What is expected: Each line from the one containing "Reproduce this chart with matplotlib." through the one containing "from matplotlib import font_manager as fm" must be echoed exactly, endpoints included, and every other line omitted.

Record excerpts:

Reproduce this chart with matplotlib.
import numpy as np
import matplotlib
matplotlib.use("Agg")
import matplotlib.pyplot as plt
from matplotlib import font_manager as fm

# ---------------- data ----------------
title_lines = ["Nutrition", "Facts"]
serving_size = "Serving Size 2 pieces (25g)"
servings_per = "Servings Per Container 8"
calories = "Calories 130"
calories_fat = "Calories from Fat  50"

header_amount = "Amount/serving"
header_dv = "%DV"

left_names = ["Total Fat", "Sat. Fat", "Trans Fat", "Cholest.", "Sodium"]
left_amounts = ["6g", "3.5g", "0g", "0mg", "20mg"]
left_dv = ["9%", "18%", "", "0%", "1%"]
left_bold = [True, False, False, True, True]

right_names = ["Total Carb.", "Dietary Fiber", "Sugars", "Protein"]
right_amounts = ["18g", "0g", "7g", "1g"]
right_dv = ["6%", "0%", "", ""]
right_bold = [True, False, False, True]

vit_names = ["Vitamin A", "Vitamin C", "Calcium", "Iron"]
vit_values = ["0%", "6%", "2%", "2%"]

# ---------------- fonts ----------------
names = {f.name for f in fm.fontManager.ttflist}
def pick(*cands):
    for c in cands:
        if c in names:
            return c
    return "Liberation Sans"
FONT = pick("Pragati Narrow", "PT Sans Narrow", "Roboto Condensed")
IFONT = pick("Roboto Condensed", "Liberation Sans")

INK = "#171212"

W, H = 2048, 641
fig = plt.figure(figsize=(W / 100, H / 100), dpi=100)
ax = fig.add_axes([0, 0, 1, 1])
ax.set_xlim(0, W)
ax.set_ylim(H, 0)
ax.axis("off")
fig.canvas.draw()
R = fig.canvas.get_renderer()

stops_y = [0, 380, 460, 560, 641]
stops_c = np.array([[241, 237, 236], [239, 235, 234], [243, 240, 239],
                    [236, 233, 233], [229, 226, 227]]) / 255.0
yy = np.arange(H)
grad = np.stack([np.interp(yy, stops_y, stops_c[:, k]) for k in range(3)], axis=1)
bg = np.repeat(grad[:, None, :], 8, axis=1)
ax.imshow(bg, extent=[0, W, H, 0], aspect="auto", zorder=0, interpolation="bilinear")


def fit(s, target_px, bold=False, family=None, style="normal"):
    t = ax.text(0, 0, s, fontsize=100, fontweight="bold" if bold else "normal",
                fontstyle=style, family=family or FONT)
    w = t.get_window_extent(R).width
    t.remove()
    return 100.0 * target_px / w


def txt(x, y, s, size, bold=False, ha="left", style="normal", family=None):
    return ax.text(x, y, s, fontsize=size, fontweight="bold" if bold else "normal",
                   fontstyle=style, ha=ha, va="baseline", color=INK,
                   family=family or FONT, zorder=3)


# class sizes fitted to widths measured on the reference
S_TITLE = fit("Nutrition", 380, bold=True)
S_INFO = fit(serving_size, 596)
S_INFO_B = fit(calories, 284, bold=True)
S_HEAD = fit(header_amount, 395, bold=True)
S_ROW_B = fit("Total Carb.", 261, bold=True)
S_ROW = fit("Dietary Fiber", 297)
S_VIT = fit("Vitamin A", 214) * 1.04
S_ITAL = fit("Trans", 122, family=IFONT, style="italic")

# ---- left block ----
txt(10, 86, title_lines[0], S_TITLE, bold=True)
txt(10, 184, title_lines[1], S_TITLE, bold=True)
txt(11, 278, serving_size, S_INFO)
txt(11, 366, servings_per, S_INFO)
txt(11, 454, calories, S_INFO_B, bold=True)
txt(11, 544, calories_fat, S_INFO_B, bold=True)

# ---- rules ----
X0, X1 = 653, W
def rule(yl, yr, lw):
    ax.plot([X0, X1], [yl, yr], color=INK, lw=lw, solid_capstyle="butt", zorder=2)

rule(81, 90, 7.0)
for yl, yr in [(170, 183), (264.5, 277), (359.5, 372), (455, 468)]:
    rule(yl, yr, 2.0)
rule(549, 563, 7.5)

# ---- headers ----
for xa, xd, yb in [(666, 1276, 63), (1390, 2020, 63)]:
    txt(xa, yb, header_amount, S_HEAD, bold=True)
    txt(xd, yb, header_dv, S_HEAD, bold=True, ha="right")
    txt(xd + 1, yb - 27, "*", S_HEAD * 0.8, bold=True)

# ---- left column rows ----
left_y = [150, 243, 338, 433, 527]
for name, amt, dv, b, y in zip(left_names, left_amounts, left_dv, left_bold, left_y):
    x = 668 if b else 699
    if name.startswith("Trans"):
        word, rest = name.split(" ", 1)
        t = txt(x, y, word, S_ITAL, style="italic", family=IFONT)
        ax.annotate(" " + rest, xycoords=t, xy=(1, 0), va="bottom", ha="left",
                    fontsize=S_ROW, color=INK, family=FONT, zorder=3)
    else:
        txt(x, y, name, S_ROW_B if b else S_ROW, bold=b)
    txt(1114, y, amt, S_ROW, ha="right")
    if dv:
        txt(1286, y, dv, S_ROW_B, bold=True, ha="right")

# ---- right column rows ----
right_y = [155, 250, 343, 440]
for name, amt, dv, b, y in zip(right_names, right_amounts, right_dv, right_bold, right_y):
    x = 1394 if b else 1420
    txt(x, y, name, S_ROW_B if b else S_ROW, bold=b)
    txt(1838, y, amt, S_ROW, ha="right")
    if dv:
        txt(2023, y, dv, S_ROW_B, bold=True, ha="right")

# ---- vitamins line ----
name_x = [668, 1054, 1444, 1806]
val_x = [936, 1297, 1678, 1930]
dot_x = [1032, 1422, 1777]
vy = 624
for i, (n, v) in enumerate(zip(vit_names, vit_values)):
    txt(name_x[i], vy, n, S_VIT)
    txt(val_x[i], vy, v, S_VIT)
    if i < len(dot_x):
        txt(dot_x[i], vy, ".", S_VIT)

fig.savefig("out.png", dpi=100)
==
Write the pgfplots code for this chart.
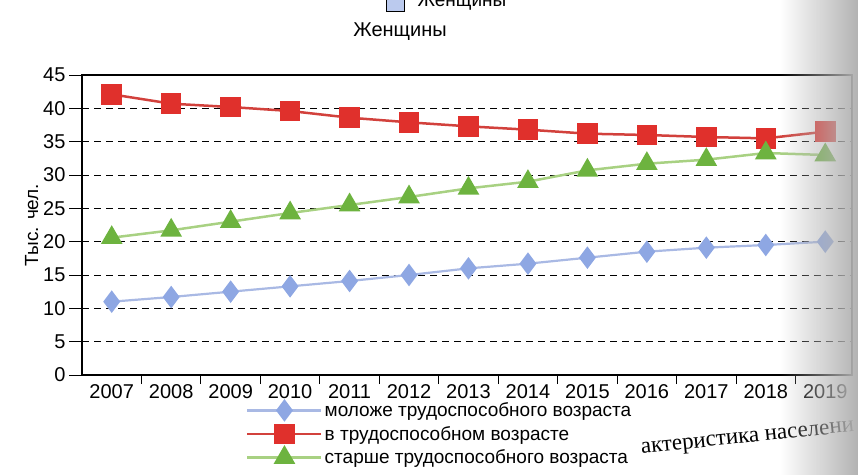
--
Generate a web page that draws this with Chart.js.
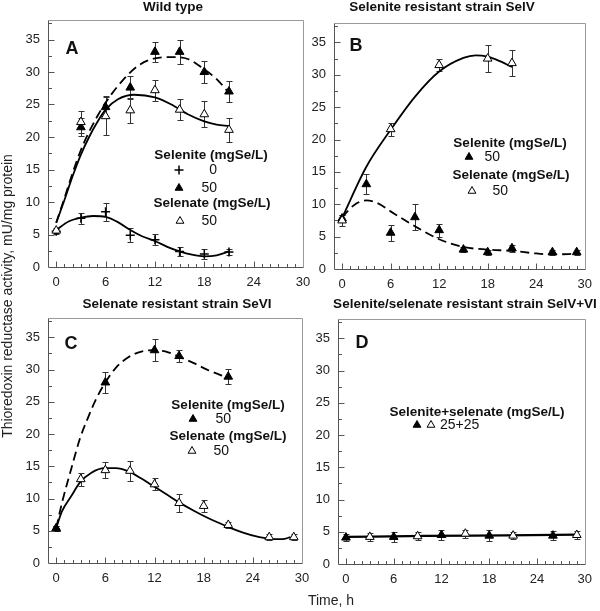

Solution below:
Reproduce this chart with matplotlib.
import numpy as np
import matplotlib
matplotlib.use("Agg")
import matplotlib.pyplot as plt
from matplotlib import font_manager as fm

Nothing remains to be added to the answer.